Bruins defenseman Dennis Seidenberg appreciates what Shanahan has done so far. He hasn't seen a major difference in how the game is being played and supports the suspensions that have been handed out.
"Guys still try to get the guy pretty good, and I think that's the way it's supposed to be," Seidenberg said. "You have to watch out for yourself on the ice and try to prevent going into vulnerable areas. And if you are in a bad area, you have to hope the guy respects you enough not to kill you.
"At the end it's up to Shanahan to hand out the suspensions, but I think they've been right," Seidenberg added. "I haven't seen them all, but I've seen a couple and they've been right."
Not everyone has found all of Shanahan's decisions as agreeable, but there's no denying the hard line he's taken has had an effect on the players.
"There's a lot less recklessness because there is a lot to lose," Lucic said. "You don't want to be suspended. You don't want to miss any time. You don't want to be sitting in the stands for a hit to the head or anything like that. And you look at [Columbus defenseman James] Wisniewski out for eight games. That's 500 grand. That's a lot of money, too. But the biggest thing is nobody wants to be suspended. You feel like you're letting your team down by getting suspended and being able to be out there with them. I think that's why guys are being a little more cautious."
Ference just hopes that players are as cautious about their own safety, and don't use the new crackdown on hits to the head and boarding as a way to gain a competitive advantage.
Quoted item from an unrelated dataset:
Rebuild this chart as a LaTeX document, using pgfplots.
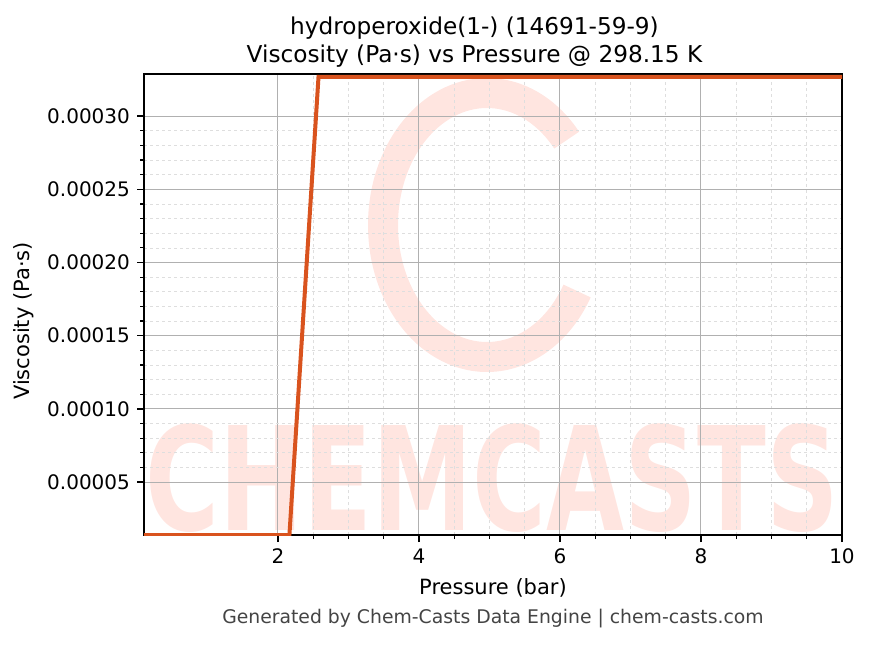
\documentclass[border=0pt]{standalone}
\usepackage{fontspec}
\setmainfont{DejaVu Sans}
\usepackage{pgfplots}
\pgfplotsset{compat=1.18}
\definecolor{lineC}{RGB}{217,83,30}
\definecolor{wm}{RGB}{255,229,224}
\definecolor{gridmaj}{RGB}{176,176,176}
\definecolor{gridmin}{RGB}{222,222,222}
\definecolor{foot}{RGB}{68,68,68}
\begin{document}
\begin{tikzpicture}
\useasboundingbox (0,0) rectangle (434.5pt,322pt);
% watermark
\draw[wm, line width=15pt] (243.5pt,209.5pt) ++(40:52pt and 66pt) arc[start angle=40, end angle=330, x radius=52pt, y radius=66pt];
\node[wm, font=\bfseries\fontsize{72}{72}\selectfont, anchor=base west, inner sep=0pt] at (72.5pt,57pt) {\scalebox{0.7}[1]{CHEMCASTS}};
\begin{axis}[
  at={(72pt,54.5pt)}, anchor=south west,
  scale only axis, width=349pt, height=230.5pt,
  xmin=0.1, xmax=10, ymin=1.38e-5, ymax=3.288e-4,
  xtick={2,4,6,8,10},
  ytick={0.00005,0.0001,0.00015,0.0002,0.00025,0.0003},
  yticklabels={0.00005,0.00010,0.00015,0.00020,0.00025,0.00030},
  scaled y ticks=false,
  minor x tick num=3, minor y tick num=4,
  tick align=outside, tick pos=left,
  major tick length=3.5pt, minor tick length=2pt,
  every tick/.style={black, line width=0.8pt},
  minor tick style={black, line width=0.6pt},
  grid=both,
  major grid style={gridmaj, line width=0.5pt},
  minor grid style={gridmin, line width=0.3pt, dash pattern=on 1.5pt off 1.5pt},
  axis line style={black, line width=1.1pt},
  ticklabel style={font=\fontsize{10}{12}\selectfont},
  /pgf/number format/assume math mode=true,
]
\addplot[lineC, line width=2pt] coordinates {
(0.1,1.38e-5) (0.5125,1.38e-5) (0.925,1.38e-5) (1.3375,1.38e-5) (1.75,1.38e-5) (2.1625,1.38e-5)
(2.575,3.268e-4) (2.9875,3.268e-4) (3.4,3.268e-4) (3.8125,3.268e-4) (4.225,3.268e-4) (4.6375,3.268e-4)
(5.05,3.268e-4) (5.4625,3.268e-4) (5.875,3.268e-4) (6.2875,3.268e-4) (6.7,3.268e-4) (7.1125,3.268e-4)
(7.525,3.268e-4) (7.9375,3.268e-4) (8.35,3.268e-4) (8.7625,3.268e-4) (9.175,3.268e-4) (9.5875,3.268e-4)
(10,3.268e-4)
};
\end{axis}
\node[font=\fontsize{11.6}{14}\selectfont] at (237.25pt,308pt) {hydroperoxide(1-) (14691-59-9)};
\node[font=\fontsize{11.6}{14}\selectfont] at (237.25pt,294pt) {Viscosity (Pa·s) vs Pressure @ 298.15 K};
\node[font=\fontsize{10.5}{12}\selectfont] at (246.5pt,28pt) {Pressure (bar)};
\node[font=\fontsize{10.5}{12}\selectfont, rotate=90] at (12pt,161.5pt) {Viscosity (Pa·s)};
\node[font=\fontsize{9.4}{11}\selectfont, text=foot] at (246.5pt,12.5pt) {Generated by Chem-Casts Data Engine | chem-casts.com};
\end{tikzpicture}
\end{document}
"I hope it doesn't get to the point where guys change their game with the way they're being hit," Ference said. "It's a really bad thing if guys start skating around with their head down or protect the puck by turning their back and putting their face against the glass. You know it's going to happen. You know guys are going to protect the pack with their back to you and almost tempt you to hit them from behind. It's going to happen, and there's going to be some bad calls. That's one of the consequences."